CLASSPHARMER SUITE, A DESKTOP SOLUTION FOR SCREENING DATA ANALYSIS
Vincent Vivien, Christos A. Nicolaou, Patricia A. Bacha; Bioreason, 67300 Schiltigheim, France
Bioreason's ClassPharmer software suite is designed to provide an automated mechanism for the generation and archiving of class-based knowledge derived from primary and secondary screening data. The Suite is made up of a core unit that serves as the primary interface and one or more functional modules.
ClassViewer allows the user to view, manipulate, and export information about identified classes and compounds in formats that can be understood by other analytical tools and serves as the core unit for the Suite.
CompoundClassifier takes small molecule training data and identifies 2D structural classes of compounds that are homogenous with respect to a learned maximum common substructure.
ClassImporter converts user-defined classes of compounds into a format that is readable by the Suite and calculates class maximum common substructures for use with all of the other modules.
ClassProfiler characterizes identified chemical classes by adding other tested compounds to the learned classes based upon substructure similarity and by importing or calculating additional class and compound attributes. In addition, it allows users to select priority classes based upon attribute values.
CompoundSelector generates lists of compounds for primary or secondary screening based upon compound attributes and/or substructure similarity with families of previously tested compounds.

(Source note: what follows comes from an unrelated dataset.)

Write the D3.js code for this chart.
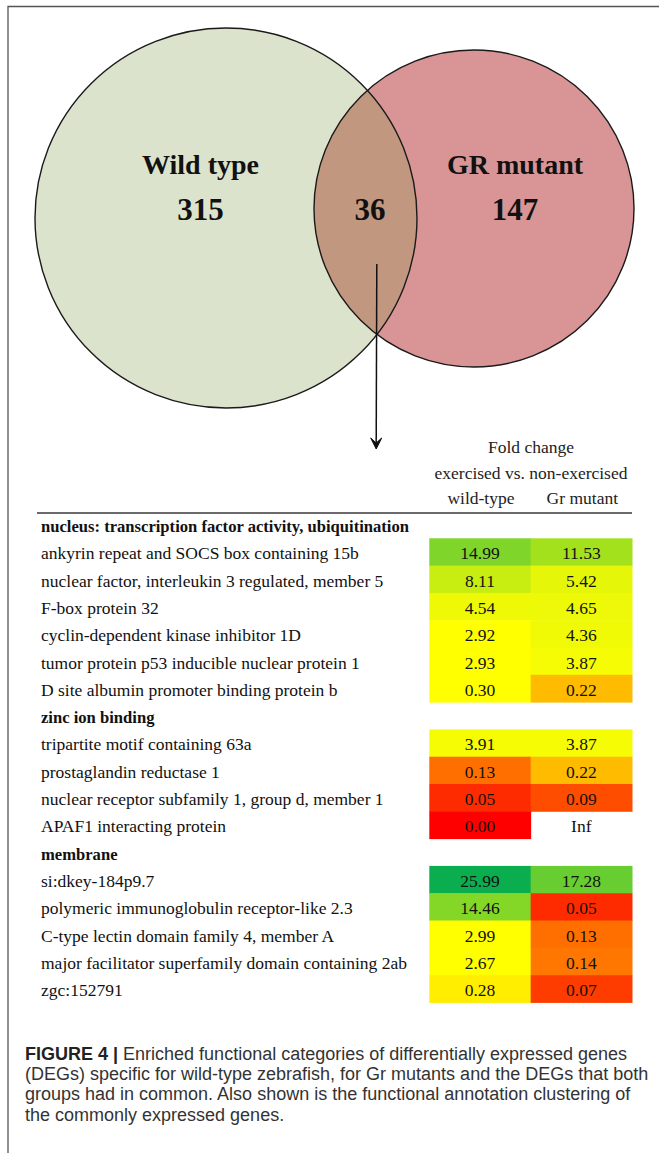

The complete ClassPharmer(tm) Suite, a Microsoft Windows native application, has been designed to incorporate a high level of interactivity, user-friendliness and robustness. The use of both structural classes and class-based reasoning enables scientists to discover significant pieces of knowledge very quickly and make important decisions on which compounds show the most promise with more confidence.
This presentation aims at highlighting some of the key features of the ClassPharmer Suite and at familiarizing the audience with the workflow of the system by use of real data examples.
VISUAL ANALYSIS OF HIGH THROUGHPUT SCREENING DATA
Andreas Witte; Tripos GmbH, D-81829 München
High Throughput Screening (HTS) of ever growing chemical libraries poses a new challenge to data analysis. Problems arise both from the large amount of data obtained and the complexity of structural diversity.
High dimensional descriptors like substructural fingerprints have proven very useful for chemical library and diversity analysis. However, their high dimensionality makes them poorly suited to standard projection techniques like principal components analysis (PCA) or non-linear mapping (NLM).
By using a combination of optimizable K-dissimilarity selection (OptiSim) and a modified stress function which suppresses effects of distances which fall beyond a characteristic horizon, it is possible to relax PCA coordinates into more consistently meaningful projections, typically from fingerprint space into two dimensions.
The non-linear maps so obtained are useful for characterizing combinatorial libraries, for comparing sub-libraries, and for exploring the distribution of biological properties across structural space. By means of this approach it is possible to identify clusters of activity which will allow the chemist or biologist to pick a lead compound (or series of compounds) for further testing.
This talk will demonstrate how exploratory data analysis of HTS data can be achieved and introduce the underlying concepts. The implementation in SARNavigator will be shown using public data sets.
ADVANCED ALGORITHM BUILDER
P. Jurgutis; Advanced Pharma Algorithms, Toronto, Canada
Advanced Pharma Algorithms, innovators in Silico, is a technology company developing methodologies and software applications for the optimisation and pharmacokinetic screening of early lead molecules. Advanced Pharma Algorithms introduces ‘Advanced Algorithm Builder’ for Win NT/2000. This novel application is a multitasking software system enabling discovery teams to create high throughput computational algorithms from a variety of experimental data resulting in qualitative filters/screens or quantitative property/activity predictors. A unique and comprehensive set of fragmentation tools, derive structural descriptors that retain their chemical significance throughout data optimisation in QSAR, QSPR and SAR analysis. Statistical tools include regression techniques, cross validation, hierarchical clustering and recursive partitioning. The object-based computational environment requires no programming, is flexible, highly integrated and distributable throughout the research effort, affording drug discovery specialists the opportunity to move from structure and data to theory validation in a fraction of the time previously required.